As a contrast to this rigid belief system, the author offers Justin’s all-inclusive beliefs.  He is sensitive to the divine in everything:  “Everything That Is, Is Holy.”  At one point he mentions that “he didn’t believe in God.  Not really.  This was what he believed in.  The Everything.”  While sitting on the beach by the ocean, “Justin can see nothing but ocean, and that is Everything.  And Justin can feel the Everything beneath his hand where he is resting his palm on [his dog’s] chest . . . He can feel the Everything under himself in the gritty sand.  He can smell it in the seaweedy smell smoothing over his face.  He can hear it in the laughter of teenagers down the beach . . . The ocean is God but so are we all.”

Though Asher grows as a person, he is not always likeable.  His decisions concerning his son are well-intentioned but he gives little consideration to the consequences for himself and others.  Sometimes he is also downright stupid, as in not using fake names.  Above all, he is selfish.  He focuses on his love for his son without considering his son’s love for others and on what he has lost by not being in contact with Luke without thinking about what Luke has lost and must feel.  Asher sees himself as a victim of injustice but doesn’t realize that his actions are often unjust towards others.  He does take measures to take responsibility and make amends but he could have saved himself and others from so much suffering.

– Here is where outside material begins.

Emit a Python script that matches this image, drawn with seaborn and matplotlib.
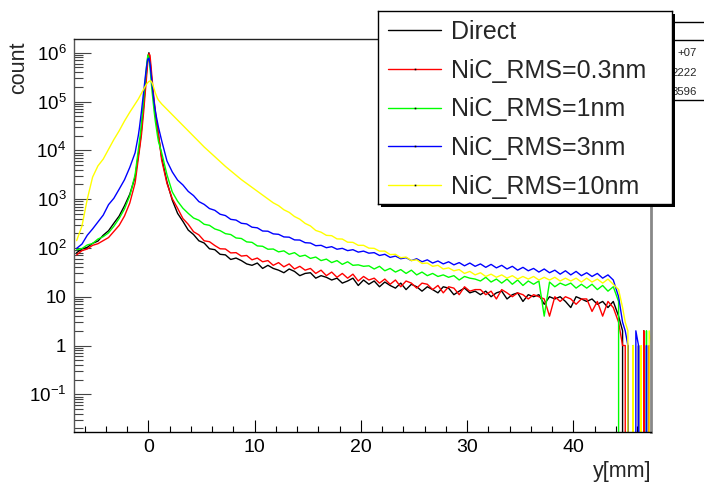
import numpy as np
import pandas as pd
import matplotlib
matplotlib.use("Agg")
import matplotlib.pyplot as plt
import seaborn as sns
from matplotlib.patches import Rectangle
from matplotlib.lines import Line2D
from matplotlib.ticker import LogLocator, NullFormatter, MultipleLocator

W, H = 704, 487

# bin edges in mm: 0.5 mm in the tails, 0.1 mm around the peak, 0.25 mm past the cut-off
edges = np.concatenate([
    np.linspace(-7.0, -1.0, 13)[:-1],
    np.linspace(-1.0, 1.0, 21)[:-1],
    np.linspace(1.0, 44.5, 88)[:-1],
    np.linspace(44.5, 47.5, 13),
])
centers = 0.5 * (edges[:-1] + edges[1:])

# counts per bin
direct = [
    80, 95, 103, 124, 138, 182, 225, 320, 450, 730, 1260, 2820,
    7940, 11200, 16600, 26300, 44700, 79400, 141000, 263000, 479000, 832000,
    1000000, 708000, 398000, 224000, 132000, 83200, 55000, 38000, 27500, 20000,
    7080, 2240, 950, 510, 350, 232, 188, 140, 126, 96,
    92, 74, 72, 58, 62, 55, 47, 44, 49, 38,
    44, 38, 35, 31, 37, 33, 27, 30, 31, 24,
    27, 25, 22, 24, 19, 21, 24, 17, 22, 18,
    21, 16, 20, 17, 15, 19, 14, 18, 16, 13,
    16, 14, 12, 16, 15, 11, 13, 15, 12, 13,
    11, 13, 10, 12, 13, 9, 11, 12, 8, 11,
    10, 11, 7, 10, 9, 10, 8, 6, 10, 9,
    8, 9, 7, 8, 6, 8, 4,
    2, 0, 1, 0, 0, 0, 1, 0, 2, 0, 0, 1,
]
rms_03 = [
    72, 88, 95, 113, 122, 141, 163, 218, 290, 450, 832, 2140,
    6610, 9330, 13500, 20900, 34700, 60300, 107000, 200000, 363000, 661000,
    955000, 891000, 525000, 288000, 166000, 100000, 63100, 42700, 30200, 21400,
    6310, 2090, 1020, 650, 400, 305, 215, 185, 140, 134,
    112, 96, 95, 79, 80, 68, 70, 57, 62, 52,
    55, 44, 50, 41, 47, 37, 42, 35, 38, 30,
    35, 27, 32, 25, 30, 24, 29, 21, 26, 22,
    24, 19, 23, 18, 22, 16, 21, 19, 15, 19,
    18, 14, 17, 12, 16, 15, 11, 16, 13, 14,
    14, 11, 13, 9, 14, 12, 10, 12, 11, 9,
    11, 10, 9, 4, 10, 8, 10, 9, 7, 9,
    9, 5, 8, 4, 8, 6, 3,
    1, 1, 0, 0, 0, 0, 0, 0, 2, 0, 1, 0,
]
rms_1 = [
    92, 97, 115, 123, 152, 170, 204, 278, 402, 628, 1175, 3160,
    10000, 14500, 21900, 35500, 60300, 105000, 191000, 339000, 603000, 891000,
    794000, 501000, 282000, 158000, 95500, 60300, 39800, 28200, 20400, 15100,
    8900, 3160, 1400, 905, 650, 510, 410, 370, 305, 290,
    245, 226, 196, 188, 160, 156, 133, 130, 110, 108,
    94, 95, 83, 87, 74, 80, 67, 71, 61, 65,
    55, 59, 50, 55, 46, 52, 44, 45, 42, 43,
    37, 42, 34, 38, 32, 36, 30, 35, 28, 32,
    27, 30, 26, 28, 25, 27, 22, 26, 24, 23,
    21, 25, 20, 23, 19, 23, 18, 22, 17, 21,
    18, 21, 4, 20, 16, 19, 17, 19, 15, 18,
    15, 18, 14, 17, 13, 16, 8,
    0, 0, 0, 0, 1, 0, 0, 0, 0, 2, 0, 1,
]
rms_3 = [
    98, 120, 182, 245, 338, 470, 770, 1040, 1600, 2490, 4470, 8910,
    20000, 28200, 41700, 63100, 100000, 158000, 251000, 380000, 562000, 741000,
    776000, 603000, 380000, 229000, 141000, 93300, 66100, 49000, 38000, 29500,
    15800, 6030, 3600, 2450, 1950, 1440, 1180, 890, 780, 640,
    590, 490, 460, 385, 372, 320, 310, 266, 258, 222,
    220, 194, 190, 168, 166, 146, 145, 128, 126, 111,
    113, 101, 106, 94, 98, 88, 92, 82, 86, 78,
    80, 70, 74, 64, 68, 60, 63, 55, 60, 52,
    57, 49, 54, 47, 52, 45, 50, 43, 49, 42,
    47, 40, 46, 39, 44, 37, 42, 35, 40, 34,
    38, 32, 37, 31, 35, 29, 34, 28, 33, 27,
    31, 26, 30, 24, 28, 22, 10,
    3, 2, 1, 0, 0, 2, 1, 0, 0, 1, 0, 0,
]
rms_10 = [
    141, 282, 1000, 2820, 4790, 6610, 10500, 16600, 25100, 39800, 60300, 89100,
    112000, 123000, 135000, 148000, 162000, 178000, 195000, 214000, 229000, 245000,
    257000, 263000, 263000, 240000, 209000, 178000, 151000, 132000, 117000, 107000,
    89100, 69200, 53700, 41700, 32400, 25100, 19500, 15100, 11700, 9330,
    7410, 5890, 4680, 3800, 3090, 2510, 2090, 1740, 1450, 1200,
    1010, 840, 735, 605, 535, 440, 388, 318, 282, 228,
    210, 181, 178, 153, 152, 131, 130, 113, 113, 99,
    98, 86, 86, 73, 74, 63, 65, 55, 57, 48,
    49, 42, 44, 37, 39, 34, 36, 30, 33, 28,
    31, 26, 29, 25, 28, 24, 27, 23, 26, 23,
    26, 22, 25, 22, 25, 21, 24, 21, 24, 20,
    24, 20, 23, 19, 23, 18, 14,
    6, 3, 2, 0, 1, 0, 0, 1, 0, 0, 2, 1,
]

labels = ["Direct", "NiC_RMS=0.3nm", "NiC_RMS=1nm", "NiC_RMS=3nm", "NiC_RMS=10nm"]
colors = ["#000000", "#ff0000", "#00ff00", "#0000ff", "#ffff00"]
series = [direct, rms_03, rms_1, rms_3, rms_10]

ytick_vals = [0.1, 1, 10, 100, 1e3, 1e4, 1e5, 1e6]
ytick_labels = [r"$\mathdefault{10^{-1}}$", "1", "10", r"$\mathdefault{10^{2}}$",
                r"$\mathdefault{10^{3}}$", r"$\mathdefault{10^{4}}$",
                r"$\mathdefault{10^{5}}$", r"$\mathdefault{10^{6}}$"]
xtick_vals = [0, 10, 20, 30, 40]

frames = []
for lab, vals in zip(labels, series):
    assert len(vals) == len(centers)
    frames.append(pd.DataFrame({"y": centers, "count": vals, "sample": lab}))
df = pd.concat(frames, ignore_index=True)

sns.set_style("ticks")
plt.rcParams["font.family"] = ["Liberation Sans", "DejaVu Sans"]

fig = plt.figure(figsize=(W / 100, H / 100), dpi=100)
ax = fig.add_axes([74 / W, 1 - 432 / H, 577 / W, 393 / H])
ax.set_yscale("log")

# ROOT draws the first histogram, then the others "same" on top
for lab, col in zip(labels, colors):
    sns.histplot(data=df[df["sample"] == lab], x="y", weights="count", bins=edges.tolist(),
                 element="poly", fill=False, color=col, linewidth=1.0, ax=ax)

ax.set_xlim(-7.0, 47.3)
ax.set_ylim(0.0169, 1.91e6)

ax.set_xticks(xtick_vals)
ax.set_xticklabels([str(v) for v in xtick_vals])
ax.xaxis.set_minor_locator(MultipleLocator(2))
ax.set_yticks(ytick_vals)
ax.set_yticklabels(ytick_labels)
ax.yaxis.set_minor_locator(LogLocator(base=10, subs=np.arange(2, 10), numticks=100))
ax.yaxis.set_minor_formatter(NullFormatter())

ax.tick_params(axis="x", which="major", direction="in", length=8.6, width=0.8,
               labelsize=14, pad=5, color="black", labelcolor="black")
ax.tick_params(axis="x", which="minor", direction="in", length=4.3, width=0.8, color="black")
ax.tick_params(axis="y", which="major", direction="in", length=12.5, width=0.8,
               labelsize=13.5, pad=5.5, color="#444444", labelcolor="black")
ax.tick_params(axis="y", which="minor", direction="in", length=6.2, width=0.8, color="#444444")

for side, col, lw in [("left", "#555555", 1.0), ("bottom", "black", 1.0),
                      ("top", "#222222", 1.0), ("right", "#888888", 2.0)]:
    ax.spines[side].set_visible(True)
    ax.spines[side].set_color(col)
    ax.spines[side].set_linewidth(lw)

ax.set_xlabel("y[mm]", fontsize=15.5)
ax.xaxis.set_label_coords(1.0, -0.074)
ax.xaxis.label.set_ha("right")
ax.set_ylabel("count", fontsize=15.5)
ax.yaxis.set_label_coords(-0.078, 0.993)
ax.yaxis.label.set_ha("right")

# statistics box, mostly hidden behind the legend: only the value ends show
fig.add_artist(Rectangle((600 / W, 1 - 100 / H), 120 / W, 78.3 / H, transform=fig.transFigure,
                         facecolor="white", edgecolor="black", linewidth=1, zorder=2))
fig.add_artist(Line2D([600 / W, 1.0], [1 - 40 / H, 1 - 40 / H], transform=fig.transFigure,
                      color="black", linewidth=1, zorder=2.1))
for yy, val in [(53, "+07"), (73, "2222"), (92, "3596")]:
    fig.text(697 / W, 1 - yy / H, val, ha="right", va="center", fontsize=8.2, zorder=3)

# legend box with a solid shadow, as drawn by ROOT
fig.add_artist(Rectangle((381 / W, 1 - 207 / H), 294 / W, 193 / H, transform=fig.transFigure,
                         facecolor="black", edgecolor="none", zorder=4))
lax = fig.add_axes([378 / W, 1 - 204 / H, 294 / W, 193 / H])
lax.set_zorder(5)
lax.set_facecolor("white")
lax.set_xlim(0, 294)
lax.set_ylim(193, 0)
lax.set_xticks([])
lax.set_yticks([])
for s in lax.spines.values():
    s.set_visible(True)
    s.set_color("black")
    s.set_linewidth(1.0)
for i, (lab, col) in enumerate(zip(labels, colors)):
    ry = 19 + 38.75 * i
    lax.plot([10, 63], [ry, ry], color=col, linewidth=1.0)
    if i > 0:
        lax.plot([36.5], [ry], marker="s", markersize=1.2, color="black", markeredgewidth=0)
    lax.text(73, ry + 8.8, lab, fontsize=18, va="baseline", ha="left")

fig.savefig("out.png", dpi=100)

The diction is noteworthy:  “a sky groaned open from a black night” and “he saw the massively swollen river supping at the edges of the lower fields” and “He maneuvered his Jeep across two bridges whose undersides were being caressed by the river and by the time he got to her house the water was nipping at her porch.” 

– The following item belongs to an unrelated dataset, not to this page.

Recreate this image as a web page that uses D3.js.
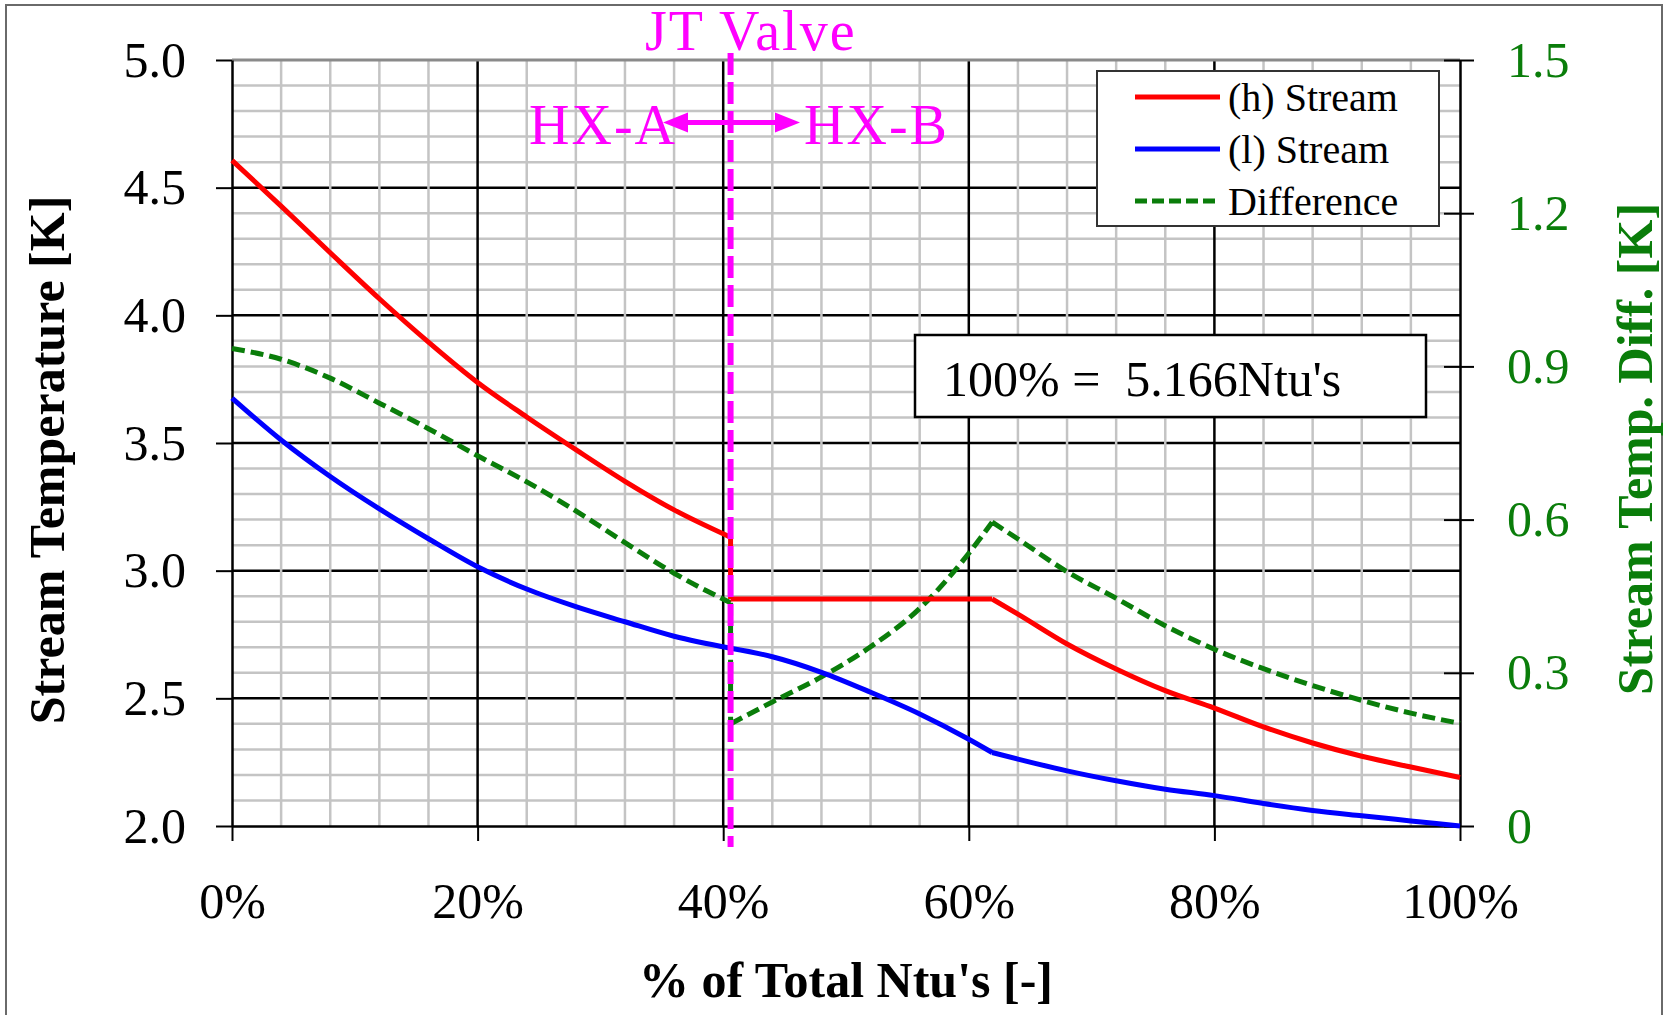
<!DOCTYPE html>
<html>
<head>
<meta charset="utf-8">
<script src="https://cdn.jsdelivr.net/npm/d3@7"></script>
<style>
  html, body { margin: 0; padding: 0; background: #fff; }
  svg { display: block; }
  text { font-family: "Liberation Serif", "Times New Roman", serif; }
</style>
</head>
<body>
<svg id="chart" width="1671" height="1015"></svg>
<script>
// Position along the exchanger, % of total Ntu's (JT valve sits at 40.6 %)
const xPct = [0, 4, 8, 12, 16, 20, 24, 28, 32, 36, 40.6,
              40.6, 44, 48, 52, 56, 60, 61.9, 64, 68, 72, 76, 80, 84, 88, 92, 96, 100];
// (h) stream temperature [K]
const hStream = [4.607, 4.428, 4.245, 4.065, 3.895, 3.737, 3.602, 3.474, 3.350, 3.238, 3.131,
                 2.889, 2.889, 2.889, 2.889, 2.889, 2.889, 2.889, 2.830, 2.713, 2.615, 2.530, 2.462, 2.388, 2.325, 2.273, 2.231, 2.190];
// (l) stream temperature [K]
const lStream = [3.676, 3.512, 3.369, 3.242, 3.125, 3.015, 2.928, 2.859, 2.800, 2.743, 2.696,
                 2.696, 2.663, 2.602, 2.524, 2.439, 2.340, 2.288, 2.262, 2.216, 2.177, 2.144, 2.119, 2.088, 2.061, 2.040, 2.020, 2.000];
// Stream temperature difference [K] (right axis)
const diffK = [0.935, 0.914, 0.877, 0.828, 0.778, 0.725, 0.674, 0.617, 0.555, 0.495, 0.437,
               0.200, 0.243, 0.292, 0.351, 0.426, 0.534, 0.595, 0.562, 0.498, 0.446, 0.392, 0.346, 0.308, 0.275, 0.246, 0.221, 0.201];

const pctTicks = [0, 20, 40, 60, 80, 100];
const tempTicks = [2.0, 2.5, 3.0, 3.5, 4.0, 4.5, 5.0];
const diffTicks = [0, 0.3, 0.6, 0.9, 1.2, 1.5];
const jtValvePct = 40.6;
const legendLabels = ["(h) Stream", "(l) Stream", "Difference"];
const totalNtuLabel = "100% =  5.166Ntu's";

const svg = d3.select("#chart");
const L = 232, R = 1460, T = 60, B = 826;

const x = d3.scaleLinear().domain([0, 100]).range([L, R]);
const yT = d3.scaleLinear().domain([2, 5]).range([B, T]);
const yD = d3.scaleLinear().domain([0, 1.5]).range([B, T]);

const RED = "#ff0000", BLUE = "#0000ff", GREEN = "#0a7d0a", MAGENTA = "#ff00ff";

// outer frame
svg.append("rect").attr("x", 6).attr("y", 5).attr("width", 1656).attr("height", 1040)
  .attr("fill", "#fff").attr("stroke", "#6a6a6a").attr("stroke-width", 2);

// grid
const grid = svg.append("g");
const minorY = d3.range(2.0, 5.001, 0.1).filter(v => Math.abs(v * 2 - Math.round(v * 2)) > 1e-6);
const minorX = d3.range(0, 100.001, 4).filter(v => v % 20 !== 0);
grid.selectAll(".hmin").data(minorY).join("line")
  .attr("x1", L).attr("x2", R).attr("y1", d => yT(d)).attr("y2", d => yT(d))
  .attr("stroke", "#c4c4c4").attr("stroke-width", 2.5);
grid.selectAll(".hmaj").data(tempTicks.filter(v => v > 2 && v < 5)).join("line")
  .attr("x1", L).attr("x2", R).attr("y1", d => yT(d)).attr("y2", d => yT(d))
  .attr("stroke", "#000").attr("stroke-width", 2.5);
grid.selectAll(".vmin").data(minorX).join("line")
  .attr("y1", T).attr("y2", B).attr("x1", d => x(d)).attr("x2", d => x(d))
  .attr("stroke", "#c4c4c4").attr("stroke-width", 2.5);
grid.selectAll(".vmaj").data(pctTicks.filter(v => v > 0 && v < 100)).join("line")
  .attr("y1", T).attr("y2", B).attr("x1", d => x(d)).attr("x2", d => x(d))
  .attr("stroke", "#000").attr("stroke-width", 2.5);
// top border of plot area
grid.append("line").attr("x1", L).attr("x2", R).attr("y1", T).attr("y2", T)
  .attr("stroke", "#8a8a8a").attr("stroke-width", 3);

// axes
function styleAxis(g, color) {
  g.select(".domain").attr("stroke", "#000").attr("stroke-width", 2.5);
  g.selectAll(".tick line").attr("stroke", "#000").attr("stroke-width", 2);
  g.selectAll(".tick text").attr("font-size", 50).attr("fill", color)
    .attr("font-family", "'Liberation Serif', 'Times New Roman', serif");
}
const gl = svg.append("g").attr("transform", `translate(${L},0)`)
  .call(d3.axisLeft(yT).tickValues(tempTicks).tickSize(16).tickPadding(30)
        .tickSizeOuter(0).tickFormat(d3.format(".1f")));
styleAxis(gl, "#000");

const gb = svg.append("g").attr("transform", `translate(0,${B})`)
  .call(d3.axisBottom(x).tickValues(pctTicks).tickSize(15).tickPadding(41)
        .tickSizeOuter(0).tickFormat(d => d + "%"));
styleAxis(gb, "#000");

const gr = svg.append("g").attr("transform", `translate(${R},0)`)
  .call(d3.axisRight(yD).tickValues(diffTicks).tickSize(14).tickPadding(33)
        .tickSizeOuter(0).tickFormat(d => d === 0 ? "0" : d3.format(".1f")(d)));
styleAxis(gr, GREEN);
gr.selectAll(".tick line").attr("x1", -16);

// axis titles
svg.append("text").attr("transform", "translate(64,460) rotate(-90)")
  .attr("text-anchor", "middle").attr("font-size", 50).attr("font-weight", "bold")
  .attr("fill", "#000").text("Stream Temperature [K]");
svg.append("text").attr("transform", "translate(1652,449) rotate(-90)")
  .attr("text-anchor", "middle").attr("font-size", 50).attr("font-weight", "bold")
  .attr("fill", GREEN).text("Stream Temp. Diff. [K]");
svg.append("text").attr("x", (L + R) / 2).attr("y", 997)
  .attr("text-anchor", "middle").attr("font-size", 50).attr("font-weight", "bold")
  .attr("fill", "#000").text("% of Total Ntu's [-]");

// total Ntu box
svg.append("rect").attr("x", 915).attr("y", 335).attr("width", 511).attr("height", 82)
  .attr("fill", "#fff").attr("stroke", "#000").attr("stroke-width", 2.5);
svg.append("text").attr("x", 943).attr("y", 396).attr("font-size", 50)
  .style("white-space", "pre").attr("fill", "#000").text(totalNtuLabel);

// data series
const rows = xPct.map((p, i) => ({ p, h: hStream[i], l: lStream[i], d: diffK[i] }));
// pieces: HX-A run, the jump across the valve, HX-B up to the kink, HX-B after the kink
const pieces = [[0, 10, d3.curveMonotoneX], [10, 11, d3.curveLinear],
                [11, 17, d3.curveMonotoneX], [17, rows.length - 1, d3.curveMonotoneX]];
function seriesPath(yScale, key) {
  return pieces.map(([a, b, c]) =>
    d3.line().curve(c).x(d => x(d.p)).y(d => yScale(d[key]))(rows.slice(a, b + 1))
  ).join("");
}

svg.append("path").attr("d", seriesPath(yD, "d"))
  .attr("fill", "none").attr("stroke", GREEN).attr("stroke-width", 5)
  .attr("stroke-dasharray", "13,6");
svg.append("path").attr("d", seriesPath(yT, "l"))
  .attr("fill", "none").attr("stroke", BLUE).attr("stroke-width", 5)
  .attr("stroke-linejoin", "round");
svg.append("path").attr("d", seriesPath(yT, "h"))
  .attr("fill", "none").attr("stroke", RED).attr("stroke-width", 5)
  .attr("stroke-linejoin", "round");

// legend
const lg = svg.append("g");
lg.append("rect").attr("x", 1097).attr("y", 71).attr("width", 342).attr("height", 155)
  .attr("fill", "#fff").attr("stroke", "#333").attr("stroke-width", 2);
const legendStyles = [
  { color: RED, dash: null, w: 5 },
  { color: BLUE, dash: null, w: 5 },
  { color: GREEN, dash: "12,5", w: 5 }
];
legendLabels.forEach((lab, i) => {
  const yy = 97 + i * 52;
  lg.append("line").attr("x1", 1135).attr("x2", 1220).attr("y1", yy).attr("y2", yy)
    .attr("stroke", legendStyles[i].color).attr("stroke-width", legendStyles[i].w)
    .attr("stroke-dasharray", legendStyles[i].dash);
  lg.append("text").attr("x", 1228).attr("y", yy + 14).attr("font-size", 40)
    .attr("fill", "#000").text(lab);
});

// JT valve marker and labels
const xj = x(jtValvePct);
svg.append("line").attr("x1", xj).attr("x2", xj).attr("y1", 53).attr("y2", 847)
  .attr("stroke", MAGENTA).attr("stroke-width", 6).attr("stroke-dasharray", "22,7");
svg.append("text").attr("x", 645).attr("y", 50).attr("font-size", 56)
  .attr("letter-spacing", 2).attr("fill", MAGENTA).text("JT Valve");
svg.append("text").attr("x", 529).attr("y", 144).attr("font-size", 56)
  .attr("letter-spacing", 2).attr("fill", MAGENTA).text("HX-A");
svg.append("text").attr("x", 804).attr("y", 144).attr("font-size", 56)
  .attr("letter-spacing", 2).attr("fill", MAGENTA).text("HX-B");

// double-headed arrow
const ay = 122.5;
svg.append("line").attr("x1", 680).attr("x2", 785).attr("y1", ay).attr("y2", ay)
  .attr("stroke", MAGENTA).attr("stroke-width", 5);
svg.append("path").attr("d", `M663,${ay} L688,${ay - 10} L688,${ay + 10} Z`).attr("fill", MAGENTA);
svg.append("path").attr("d", `M800,${ay} L775,${ay - 10} L775,${ay + 10} Z`).attr("fill", MAGENTA);
</script>
</body>
</html>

Some of the events stretch the reader’s credulity.  Asher gets a job without revealing his surname?  For three months, Asher and Justin manage to avoid being discovered?   A woman who has lost a child would be so forgiving of Asher’s behaviour towards Justin’s mother?

The book does offer food for thought, but its slow pace and predictability make it less enjoyable.  

Note:  I received a digital galley of this book from the publisher via NetGalley.